WRITTEN PROBLEM: Your task is to reproduce, verbatim and without pictures, the lines from the opening of the listing through the line containing "from bokeh.resources import INLINE".

DATA EXCERPT:
-- START --

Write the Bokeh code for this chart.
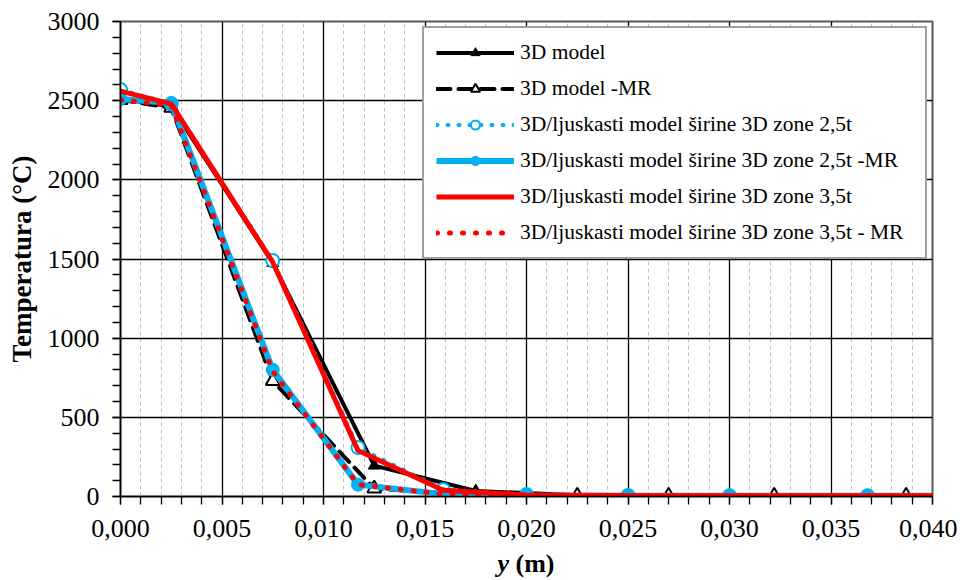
from bokeh.plotting import figure
from bokeh.models import SingleIntervalTicker, CustomJSTickFormatter, Range1d, Div
from bokeh.layouts import column
from bokeh.embed import file_html
from bokeh.resources import INLINE

# ---- data (y in m, temperature in °C) ----
x_3d = [0.0, 0.0025, 0.0075, 0.0125, 0.0175, 0.0225, 0.027, 0.0322, 0.0387, 0.046]
t_3d = [2510, 2465, 1475, 195, 35, 8, 5, 5, 5, 5]
t_3d_mr = [2505, 2455, 730, 50, 10, 5, 4, 4, 4, 4]

x_sh = [0.0, 0.0025, 0.0075, 0.0117, 0.0159, 0.020, 0.025, 0.030, 0.0368, 0.045]
t_25 = [2570, 2480, 1490, 310, 45, 12, 6, 5, 5, 5]
t_25_mr = [2510, 2485, 800, 75, 15, 6, 5, 5, 5, 5]
t_35 = [2560, 2480, 1480, 290, 40, 10, 6, 5, 5, 5]
t_35_mr = [2505, 2470, 790, 75, 15, 6, 5, 5, 5, 5]

labels = [
    "3D model",
    "3D model -MR",
    "3D/ljuskasti model širine 3D zone 2,5t",
    "3D/ljuskasti model širine 3D zone 2,5t -MR",
    "3D/ljuskasti model širine 3D zone 3,5t",
    "3D/ljuskasti model širine 3D zone 3,5t - MR",
]

BLUE = "#00b0f0"
RED = "#ff0000"
SERIF = "Liberation Serif"

p = figure(frame_width=812, frame_height=475,
           x_range=Range1d(0, 0.04), y_range=Range1d(0, 3000),
           output_backend="svg", toolbar_location=None,
           min_border_left=120, min_border_right=25,
           min_border_top=21, min_border_bottom=56)
p.background_fill_color = "white"
p.border_fill_color = "white"
p.outline_line_color = "#595959"
p.outline_line_width = 2

# series
p.line(x_3d, t_3d, color="black", line_width=4, legend_label=labels[0])
p.scatter(x_3d, t_3d, marker="triangle", size=12, color="black", legend_label=labels[0])

p.line(x_3d, t_3d_mr, color="black", line_width=4, line_dash="14 8", line_cap="round",
       legend_label=labels[1])
p.scatter(x_3d, t_3d_mr, marker="triangle", size=14, fill_color="white",
          line_color="black", line_width=2, legend_label=labels[1])

p.line(x_sh, t_25, color=BLUE, line_width=4, line_dash="1 10", line_cap="round",
       legend_label=labels[2])
p.scatter(x_sh, t_25, marker="circle", size=13, fill_color="white",
          line_color=BLUE, line_width=2, legend_label=labels[2])

p.line(x_sh, t_25_mr, color=BLUE, line_width=6, legend_label=labels[3])
p.scatter(x_sh, t_25_mr, marker="circle", size=13, color=BLUE, legend_label=labels[3])

p.line(x_sh, t_35, color=RED, line_width=5, legend_label=labels[4])

p.line(x_sh, t_35_mr, color=RED, line_width=5, line_dash="1 12", line_cap="round",
       legend_label=labels[5])

# axes
p.xaxis.ticker = SingleIntervalTicker(interval=0.005, num_minor_ticks=5)
p.yaxis.ticker = SingleIntervalTicker(interval=500, num_minor_ticks=5)
p.xaxis.formatter = CustomJSTickFormatter(code="return tick.toFixed(3).replace('.', ',');")

for ax in (p.xaxis, p.yaxis):
    ax.axis_line_color = "black"
    ax.axis_line_width = 1.5
    ax.major_tick_line_color = "black"
    ax.minor_tick_line_color = "black"
    ax.major_tick_line_width = 1.3
    ax.minor_tick_line_width = 1.3
    ax.major_tick_in = 0
    ax.minor_tick_in = 0
    ax.major_tick_out = 8
    ax.minor_tick_out = 8
    ax.major_label_text_font = SERIF
    ax.major_label_text_font_size = "26px"
    ax.major_label_text_color = "black"

p.xaxis.major_label_standoff = 15
p.yaxis.major_label_standoff = 13

p.yaxis.axis_label = "Temperatura (°C)"
p.yaxis.axis_label_text_font = SERIF
p.yaxis.axis_label_text_font_size = "27px"
p.yaxis.axis_label_text_font_style = "bold"
p.yaxis.axis_label_text_color = "black"
p.yaxis.axis_label_standoff = 8

# grids
p.xgrid.grid_line_color = "black"
p.xgrid.grid_line_width = 1.3
p.xgrid.minor_grid_line_color = "#c0c0c0"
p.xgrid.minor_grid_line_dash = "4 3"
p.xgrid.minor_grid_line_width = 1
p.ygrid.grid_line_color = "black"
p.ygrid.grid_line_width = 1.3

# legend
lg = p.legend[0]
lg.location = "top_right"
lg.margin = 5
lg.padding = 12
lg.spacing = 11
lg.glyph_width = 78
lg.glyph_height = 23
lg.label_height = 23
lg.label_width = 393
lg.label_standoff = 6
lg.label_text_font = SERIF
lg.label_text_font_size = "21.5px"
lg.label_text_color = "black"
lg.border_line_color = "#404040"
lg.border_line_width = 2
lg.background_fill_color = "white"
lg.background_fill_alpha = 1.0

# x axis title: bold italic "y" + bold "(m)"
xlabel = Div(text="<i>y</i> (m)", width=812, height=24, margin=(0, 0, 0, 120),
             styles={"font-family": "'Liberation Serif', serif", "font-size": "26px",
                     "font-weight": "bold", "text-align": "center", "color": "black",
                     "line-height": "24px"})

layout = column(p, xlabel, spacing=0)
open("out.html", "w").write(file_html(layout, INLINE))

-- END --

SOLUTION BELOW:
Write the Bokeh code for this chart.
from bokeh.plotting import figure
from bokeh.models import SingleIntervalTicker, CustomJSTickFormatter, Range1d, Div
from bokeh.layouts import column
from bokeh.embed import file_html
from bokeh.resources import INLINE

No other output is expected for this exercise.